### Exercise
Leave out any pictures and transcribe all other data below exactly.

### Raw data
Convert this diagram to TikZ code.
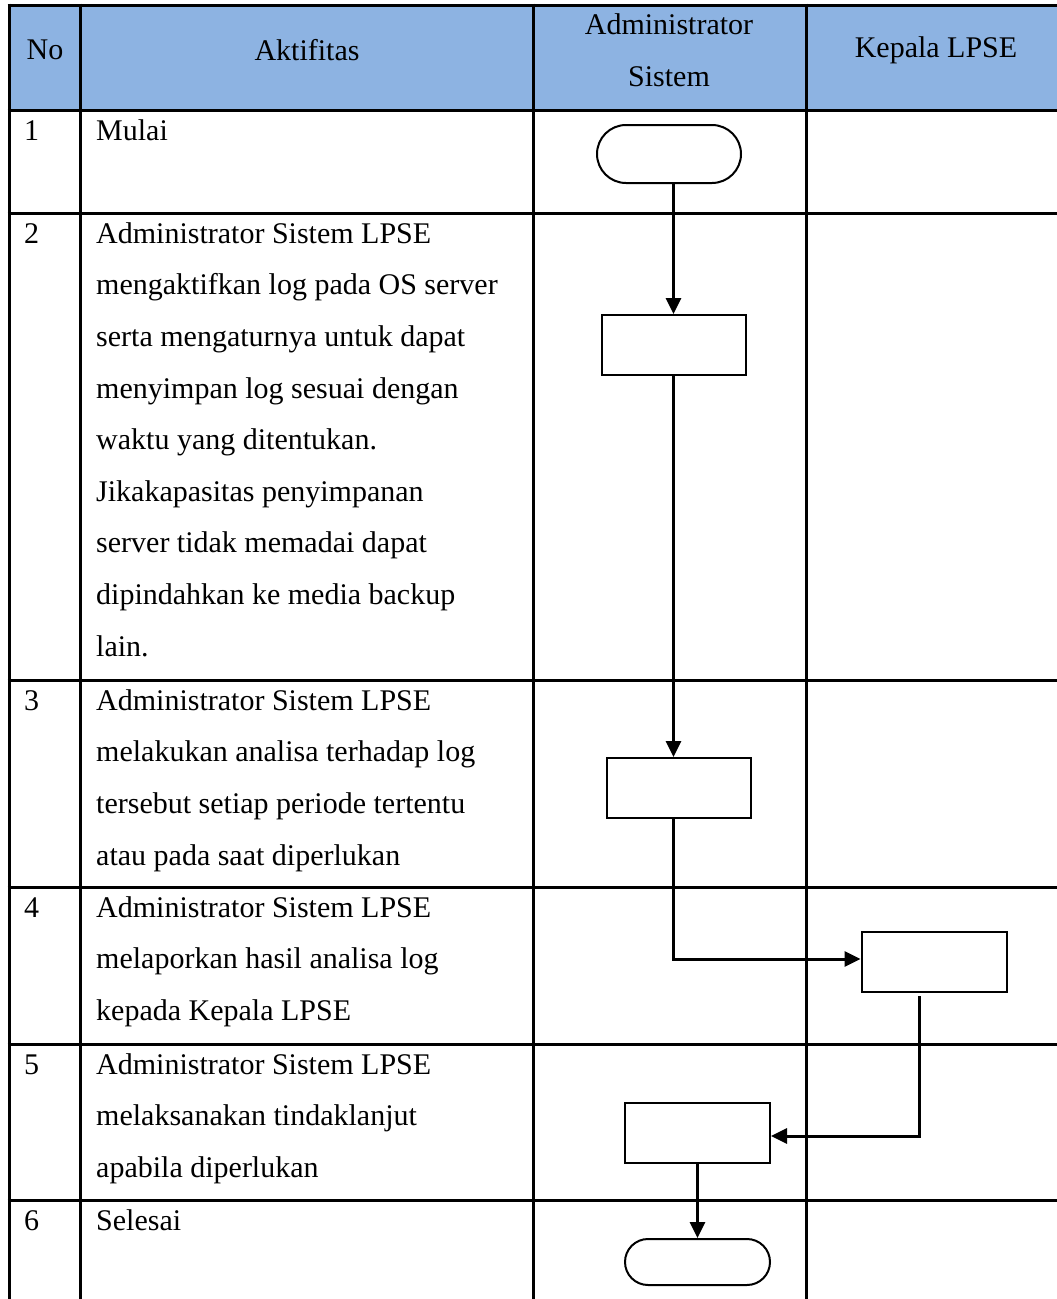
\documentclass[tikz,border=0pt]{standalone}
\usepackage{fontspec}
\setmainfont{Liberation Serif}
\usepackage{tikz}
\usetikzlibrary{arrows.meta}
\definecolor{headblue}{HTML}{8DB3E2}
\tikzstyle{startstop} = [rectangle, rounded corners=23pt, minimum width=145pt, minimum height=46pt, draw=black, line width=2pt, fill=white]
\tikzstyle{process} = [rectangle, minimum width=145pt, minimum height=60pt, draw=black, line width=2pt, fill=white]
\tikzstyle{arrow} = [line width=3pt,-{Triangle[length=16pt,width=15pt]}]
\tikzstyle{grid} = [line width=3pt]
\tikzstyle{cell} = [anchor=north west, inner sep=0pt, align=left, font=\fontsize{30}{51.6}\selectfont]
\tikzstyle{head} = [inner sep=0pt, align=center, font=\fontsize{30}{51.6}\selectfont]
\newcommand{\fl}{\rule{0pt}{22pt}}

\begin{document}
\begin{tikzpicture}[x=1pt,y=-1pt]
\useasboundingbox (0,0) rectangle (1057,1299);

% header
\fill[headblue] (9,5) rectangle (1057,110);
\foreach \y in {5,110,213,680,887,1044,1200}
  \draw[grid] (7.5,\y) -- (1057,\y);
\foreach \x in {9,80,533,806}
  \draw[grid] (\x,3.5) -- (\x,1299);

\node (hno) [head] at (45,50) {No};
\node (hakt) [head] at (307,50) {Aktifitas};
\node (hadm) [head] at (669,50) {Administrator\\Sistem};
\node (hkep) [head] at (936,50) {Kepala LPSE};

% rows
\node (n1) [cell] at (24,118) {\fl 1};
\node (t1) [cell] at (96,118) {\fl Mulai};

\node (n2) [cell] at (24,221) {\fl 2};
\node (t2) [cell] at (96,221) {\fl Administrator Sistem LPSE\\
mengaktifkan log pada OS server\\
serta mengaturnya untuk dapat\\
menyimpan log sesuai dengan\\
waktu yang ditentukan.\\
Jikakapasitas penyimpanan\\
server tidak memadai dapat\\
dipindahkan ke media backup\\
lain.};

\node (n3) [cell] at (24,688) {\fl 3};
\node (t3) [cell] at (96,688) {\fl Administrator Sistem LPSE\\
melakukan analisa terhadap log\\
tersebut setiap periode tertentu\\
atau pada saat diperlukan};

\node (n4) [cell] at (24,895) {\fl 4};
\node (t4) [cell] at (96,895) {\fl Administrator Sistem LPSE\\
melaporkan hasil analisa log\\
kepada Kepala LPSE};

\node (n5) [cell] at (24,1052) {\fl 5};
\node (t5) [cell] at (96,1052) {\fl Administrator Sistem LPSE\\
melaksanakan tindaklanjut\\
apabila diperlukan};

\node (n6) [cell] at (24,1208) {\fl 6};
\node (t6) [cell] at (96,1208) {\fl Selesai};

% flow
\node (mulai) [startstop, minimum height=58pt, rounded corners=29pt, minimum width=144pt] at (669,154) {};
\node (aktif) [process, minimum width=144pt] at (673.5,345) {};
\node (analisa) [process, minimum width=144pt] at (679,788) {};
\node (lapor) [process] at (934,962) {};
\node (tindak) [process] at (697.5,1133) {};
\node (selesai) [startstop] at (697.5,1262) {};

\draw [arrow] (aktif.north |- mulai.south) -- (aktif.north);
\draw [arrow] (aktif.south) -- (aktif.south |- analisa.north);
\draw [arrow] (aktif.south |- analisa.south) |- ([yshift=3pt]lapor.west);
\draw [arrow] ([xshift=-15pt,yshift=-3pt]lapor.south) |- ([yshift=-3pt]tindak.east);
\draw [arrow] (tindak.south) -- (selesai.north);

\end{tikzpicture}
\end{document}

### Reply to the exercise
Convert this diagram to TikZ code.
\documentclass[tikz,border=0pt]{standalone}
\usepackage{fontspec}
\setmainfont{Liberation Serif}
\usepackage{tikz}
\usetikzlibrary{arrows.meta}
\definecolor{headblue}{HTML}{8DB3E2}
\tikzstyle{startstop} = [rectangle, rounded corners=23pt, minimum width=145pt, minimum height=46pt, draw=black, line width=2pt, fill=white]
\tikzstyle{process} = [rectangle, minimum width=145pt, minimum height=60pt, draw=black, line width=2pt, fill=white]
\tikzstyle{arrow} = [line width=3pt,-{Triangle[length=16pt,width=15pt]}]
\tikzstyle{grid} = [line width=3pt]
\tikzstyle{cell} = [anchor=north west, inner sep=0pt, align=left, font=\fontsize{30}{51.6}\selectfont]
\tikzstyle{head} = [inner sep=0pt, align=center, font=\fontsize{30}{51.6}\selectfont]
\newcommand{\fl}{\rule{0pt}{22pt}}

\begin{document}
\begin{tikzpicture}[x=1pt,y=-1pt]
\useasboundingbox (0,0) rectangle (1057,1299);

% header
\fill[headblue] (9,5) rectangle (1057,110);
\foreach \y in {5,110,213,680,887,1044,1200}
  \draw[grid] (7.5,\y) -- (1057,\y);
\foreach \x in {9,80,533,806}
  \draw[grid] (\x,3.5) -- (\x,1299);

\node (hno) [head] at (45,50) {No};
\node (hakt) [head] at (307,50) {Aktifitas};
\node (hadm) [head] at (669,50) {Administrator\\Sistem};
\node (hkep) [head] at (936,50) {Kepala LPSE};

% rows
\node (n1) [cell] at (24,118) {\fl 1};
\node (t1) [cell] at (96,118) {\fl Mulai};

\node (n2) [cell] at (24,221) {\fl 2};
\node (t2) [cell] at (96,221) {\fl Administrator Sistem LPSE\\
mengaktifkan log pada OS server\\
serta mengaturnya untuk dapat\\
menyimpan log sesuai dengan\\
waktu yang ditentukan.\\
Jikakapasitas penyimpanan\\
server tidak memadai dapat\\
dipindahkan ke media backup\\
lain.};

\node (n3) [cell] at (24,688) {\fl 3};
\node (t3) [cell] at (96,688) {\fl Administrator Sistem LPSE\\
melakukan analisa terhadap log\\
tersebut setiap periode tertentu\\
atau pada saat diperlukan};

\node (n4) [cell] at (24,895) {\fl 4};
\node (t4) [cell] at (96,895) {\fl Administrator Sistem LPSE\\
melaporkan hasil analisa log\\
kepada Kepala LPSE};

\node (n5) [cell] at (24,1052) {\fl 5};
\node (t5) [cell] at (96,1052) {\fl Administrator Sistem LPSE\\
melaksanakan tindaklanjut\\
apabila diperlukan};

\node (n6) [cell] at (24,1208) {\fl 6};
\node (t6) [cell] at (96,1208) {\fl Selesai};

% flow
\node (mulai) [startstop, minimum height=58pt, rounded corners=29pt, minimum width=144pt] at (669,154) {};
\node (aktif) [process, minimum width=144pt] at (673.5,345) {};
\node (analisa) [process, minimum width=144pt] at (679,788) {};
\node (lapor) [process] at (934,962) {};
\node (tindak) [process] at (697.5,1133) {};
\node (selesai) [startstop] at (697.5,1262) {};

\draw [arrow] (aktif.north |- mulai.south) -- (aktif.north);
\draw [arrow] (aktif.south) -- (aktif.south |- analisa.north);
\draw [arrow] (aktif.south |- analisa.south) |- ([yshift=3pt]lapor.west);
\draw [arrow] ([xshift=-15pt,yshift=-3pt]lapor.south) |- ([yshift=-3pt]tindak.east);
\draw [arrow] (tindak.south) -- (selesai.north);

\end{tikzpicture}
\end{document}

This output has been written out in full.